*Yeah, yeah. Greek, Latin, who cares?

Sunday, August 28, 2011

A Luddite at the BBC

An alleged "Technology Reporter" at the BBC has an absolutely atrocious article about the doom we're all facing from algorithms that are taking over the world.

The first example given is the multi-million dollar used book on Amazon (which I covered in my last post). The "reporter" couldn't even do enough due-diligence journalism to realize that these weren't Amazon's fancy algorithms, but amateur algorithms (one more so than the other) by the used-book sellers. Is it important (to those people) that they know what they're doing? Sure. But it didn't affect anyone else because nobody was dumb enough to buy it.

That's followed by a series of other stupid and/or fear-mongering examples:

Movie-making decisions? If those algorithms go awry, we end up with crappy movies. Is that a new thing?

Google uses secret algorithms to determine which advertisements we see? Does anybody actually pay attention to those ads? If so, are they harmed if they don't get ads that make sense for them? The real concern here is supposed to be data harvesting...which has essentially nothing to do with these supposedly smart algorithms, and is only alluded to in the article.

We've stopped remembering things? We've only been doing that more and more since writing was invented. (If one hasn't seen it, Episode 4 of James Burke's The Day the Universe Changed series--also from the BBC, I should note...from 1985...is excellent on this issue relative to the printing press.) On the more specific issue, of whether search-engines are good or bad, though, I'm with Ta-Nehisi Coates' NY Times op-ed.

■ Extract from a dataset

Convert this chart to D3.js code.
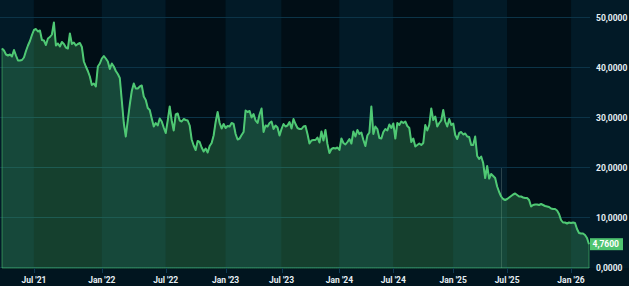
<!DOCTYPE html>
<html>
<head>
<meta charset="utf-8">
<script src="https://cdn.jsdelivr.net/npm/d3@7"></script>
<style>
    html, body { margin: 0; padding: 0; background: #01151f; }
    svg { display: block; }
    text { font-family: Roboto, "Noto Sans", sans-serif; }
</style>
</head>
<body>
<div id="chart"></div>
<script>
    // Start date of each period; every tick label sits on one of these
    const periodStarts = ["2021-03-29", "2021-07-01", "2022-01-01", "2022-07-01", "2023-01-01",
        "2023-07-01", "2024-01-01", "2024-07-01", "2025-01-01", "2025-07-01", "2026-01-01"];
    const periodEnd = "2026-02-06";

    // Prices, one array per period
    const mar21 = [43.9, 43.5, 42.7, 42.5, 42.7, 42.3, 43.6, 42.5, 41.5, 41.5, 41.6, 42.1, 43.4, 44.5, 45.4, 46.6];
    const jul21 = [47.6, 47.8, 47.3, 47.5, 45.6, 45.5, 44.6, 45.9, 46.2, 46.7, 49.1, 44.5, 44.9, 44.3, 45.2, 44.8, 44.1,
        43.9, 46.9, 44.8, 45.1, 44.5, 44.8, 45.0, 44.2, 41.3, 40.3, 39.4, 38.3, 36.6, 36.9, 36.3, 40.3, 40.9];
    const jan22 = [41.9, 42.4, 41.9, 41.3, 39.8, 40.9, 40.3, 39.4, 38.8, 38.0, 33.5, 29.0, 26.3, 29.5, 32.7, 35.4,
        36.9, 35.9, 35.9, 36.3, 36.5, 34.3, 33.6, 32.0, 31.6, 29.9, 28.3, 29.0, 28.5, 29.9, 29.3, 28.1];
    const jul22 = [27.0, 29.5, 32.3, 29.5, 27.5, 30.7, 30.9, 29.5, 29.3, 29.8, 29.6, 29.5, 28.5, 25.7, 24.5, 23.6,
        25.4, 25.2, 24.1, 23.3, 23.9, 23.1, 24.4, 25.0, 26.5, 29.2, 31.2, 29.0, 27.9, 28.8];
    const jan23 = [28.0, 28.4, 28.3, 29.0, 28.8, 26.8, 25.7, 25.9, 26.6, 27.2, 31.5, 31.2, 31.4, 30.1, 30.8, 29.5,
        29.0, 30.7, 31.9, 27.2, 28.5, 28.3, 29.0, 29.3, 27.8, 28.5, 28.1, 26.5];
    const jul23 = [27.8, 28.8, 28.3, 28.5, 29.2, 27.9, 29.8, 28.8, 28.0, 27.8, 27.8, 28.3, 28.4, 26.8, 24.9, 25.5,
        25.6, 25.6, 26.1, 25.1, 27.3, 25.5, 27.6, 24.8, 23.0, 23.8, 24.0, 23.9, 24.1];
    const jan24 = [23.6, 25.9, 25.0, 24.7, 25.2, 25.8, 24.9, 27.3, 26.3, 27.6, 26.8, 27.1, 25.6, 24.4, 26.5, 27.1,
        32.3, 26.8, 28.3, 27.8, 26.0, 25.9, 27.2, 27.8, 27.5, 28.7, 28.0];
    const jul24 = [28.9, 25.9, 29.0, 28.6, 29.3, 29.0, 29.3, 28.4, 28.0, 25.2, 25.9, 24.3, 24.6, 24.9, 24.6, 25.0,
        28.6, 27.5, 28.6, 31.9, 29.6, 30.3, 28.3, 29.0, 29.5, 31.6, 29.3, 28.3, 29.8, 28.6];
    const jan25 = [28.9, 26.6, 25.8, 27.0, 27.2, 26.7, 26.9, 26.3, 26.2, 24.6, 24.6, 26.3, 22.4, 21.8, 22.3, 21.0,
        18.0, 20.4, 17.9, 18.8, 18.4, 18.0, 16.3, 15.2, 14.3, 13.8, 13.6];
    const jul25 = [13.8, 14.1, 14.4, 14.7, 14.9, 14.6, 14.3, 14.3, 14.1, 14.0, 14.0, 13.6, 12.3, 12.6, 12.7, 12.7,
        12.6, 12.8, 12.6, 12.4, 12.3, 12.2, 11.9, 11.8, 11.8, 11.5, 10.8, 9.6, 9.1, 9.1, 8.9, 9.1];
    const jan26 = [9.0, 9.1, 9.0, 7.8, 7.0, 6.9, 6.9, 6.6, 6.0, 4.76];

    const periods = [mar21, jul21, jan22, jul22, jan23, jul23, jan24, jul24, jan25, jul25, jan26];
    const yTicks = [0, 10, 20, 30, 40, 50];
    const guideDate = "2025-06-10";   // faint vertical guide line
    const guideTop = 20;

    const width = 629, height = 286;
    const plot = { left: 2, right: 589, top: 18, bottom: 268 };

    const parse = d3.timeParse("%Y-%m-%d");
    const starts = periodStarts.map(parse);
    const ends = starts.slice(1).concat([parse(periodEnd)]);

    const data = [];
    periods.forEach((vals, k) => {
        const step = (ends[k] - starts[k]) / vals.length;
        vals.forEach((v, i) => data.push({ date: new Date(+starts[k] + i * step), value: v }));
    });

    // bar-index based time axis, like most trading charts
    const x = d3.scaleLinear().domain([0, data.length - 1]).range([plot.left, plot.right]);
    const y = d3.scaleLinear().domain([0, 50]).range([plot.bottom, plot.top]);

    const indexOf = dt => d3.bisector(d => d.date).left(data, dt);
    const tickIdx = starts.slice(1).map(indexOf);
    const fmtTick = d3.timeFormat("%b '%y");
    const fmtVal = v => d3.format(".4f")(v).replace(".", ",");

    const svg = d3.select("#chart").append("svg")
        .attr("width", width)
        .attr("height", height);

    // alternating period bands
    const edges = [0].concat(tickIdx.map(i => x(i)), [width]);
    svg.append("g").selectAll("rect")
        .data(d3.pairs(edges))
        .enter().append("rect")
        .attr("x", d => d[0])
        .attr("y", 0)
        .attr("width", d => d[1] - d[0])
        .attr("height", plot.bottom)
        .attr("fill", (d, i) => i % 2 === 0 ? "#021a27" : "#010e16");

    // grid lines
    svg.append("g").selectAll("line")
        .data(yTicks)
        .enter().append("line")
        .attr("x1", 0)
        .attr("x2", plot.right + 1)
        .attr("y1", d => Math.round(y(d)) - 0.5)
        .attr("y2", d => Math.round(y(d)) - 0.5)
        .attr("stroke", "#0c3448")
        .attr("stroke-width", 1);

    // faint guide line
    const gi = indexOf(parse(guideDate));
    svg.append("line")
        .attr("x1", Math.round(x(gi)) + 0.5)
        .attr("x2", Math.round(x(gi)) + 0.5)
        .attr("y1", y(guideTop))
        .attr("y2", y(0))
        .attr("stroke", "rgba(190,215,205,0.22)")
        .attr("stroke-width", 1);

    const area = d3.area()
        .x((d, i) => x(i))
        .y0(y(0))
        .y1(d => y(d.value));

    const line = d3.line()
        .x((d, i) => x(i))
        .y(d => y(d.value));

    svg.append("path")
        .datum(data)
        .attr("d", area)
        .attr("fill", "rgba(76,200,112,0.27)")
        .attr("stroke", "rgba(76,200,112,0.55)")
        .attr("stroke-width", 1);

    svg.append("path")
        .datum(data)
        .attr("d", line)
        .attr("fill", "none")
        .attr("stroke", "#4fc874")
        .attr("stroke-width", 2)
        .attr("stroke-linejoin", "round");

    // x axis
    const xAxis = svg.append("g");
    xAxis.selectAll("line")
        .data(tickIdx)
        .enter().append("line")
        .attr("x1", d => Math.round(x(d)) + 0.5)
        .attr("x2", d => Math.round(x(d)) + 0.5)
        .attr("y1", plot.bottom)
        .attr("y2", plot.bottom + 5)
        .attr("stroke", "#0f3a52");
    xAxis.selectAll("text")
        .data(tickIdx)
        .enter().append("text")
        .attr("x", d => x(d))
        .attr("y", 280)
        .attr("dy", "0.35em")
        .attr("text-anchor", "middle")
        .attr("font-size", "8.5px")
        .attr("font-weight", 700)
        .attr("fill", "#e6eff4")
        .text(d => fmtTick(data[d].date));

    // y axis on the right
    svg.append("g").selectAll("text")
        .data(yTicks)
        .enter().append("text")
        .attr("x", 596)
        .attr("y", d => y(d))
        .attr("dy", "0.35em")
        .attr("font-size", "8.5px")
        .attr("font-weight", 700)
        .attr("fill", "#e6eff4")
        .text(fmtVal);

    // last price label
    const last = data[data.length - 1];
    const tag = svg.append("g").attr("transform", `translate(590,${y(last.value)})`);
    tag.append("rect")
        .attr("x", 0)
        .attr("y", -6)
        .attr("width", 33)
        .attr("height", 12)
        .attr("fill", "#4fc470");
    tag.append("text")
        .attr("x", 2.5)
        .attr("y", 0)
        .attr("dy", "0.35em")
        .attr("font-size", "8.5px")
        .attr("font-weight", 700)
        .attr("fill", "#ffffff")
        .text(fmtVal(last.value));
</script>
</body>
</html>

Computer-driven trades at the NY Stock Exchange. Doesn't anyone remember 1987? Whether such trades were at fault then or not (it's still not clear), this isn't a new concern, means of dealing with such things have been being developed since then...and unlike a "real" crash due to an asset bubble (e.g. 1929 or 2008), a mistaken crash is far less of a serious problem. Note how quick the recovery was in the 2010 'crash'.

Finally, the last line of the article is so stupid I have to quote it:

As algorithms spread their influence beyond machines to shape the raw landscape around them, it might be time to work out exactly how much they know and whether we still have time to tame them.

Algorithms are spreading their influence? Umm, no. We are spreading our use of algorithms. Work out how much they know? By definition, algorithms don't know anything (except in the sense that they embody a "how"). If you want to fear-monger about databases in the hands of incompetents and malefactors, that's a different story. Whether we still have time to tame them? I can't even begin to describe how clueless that is. Maybe we need to tame the people using the algorithms, but tame the algorithms themselves? I don't even know what that could mean.

I think what most pissed me off about the article is the total lack of any awareness that algorithms could ever be good. The algorithms on the computer that helps my car's engine burn fuel more efficiently? The algorithms used to model organic chemistry and speed the discovery or invention of new medicines? The algorithms that run and interpret the data in an MRI machine? The algorithms that keep airplanes from crashing into each other? The algorithms that allow food distributors to keep people in cities like New York and London fed (both cities typically have less than 48 hours of food on hand)? The algorithms that put a huge fraction of human knowledge and entertainment just a few keystrokes away from anyone wealthy enough to have an internet connection?

As an aside, I'd also like to point out that the used-book-price algorithms, at least, are certainly simpler than the ones used by the software the author wrote her article on.

Every technology has its potential downsides. We've been dealing with that since the first tool was invented. The opening scenes of 2001: A Space Odyssey are hilariously inaccurate to an anthropologist (I've always particularly loved the use of tapirs as ancient African prey animals, though that's one of the smallest problems), but are a familiar reminder of how deep an issue this is. Computers are just the latest tool that not everyone is comfortable with. Playing on those fears, whether out of malice or ignorance, is not something I expected of the BBC.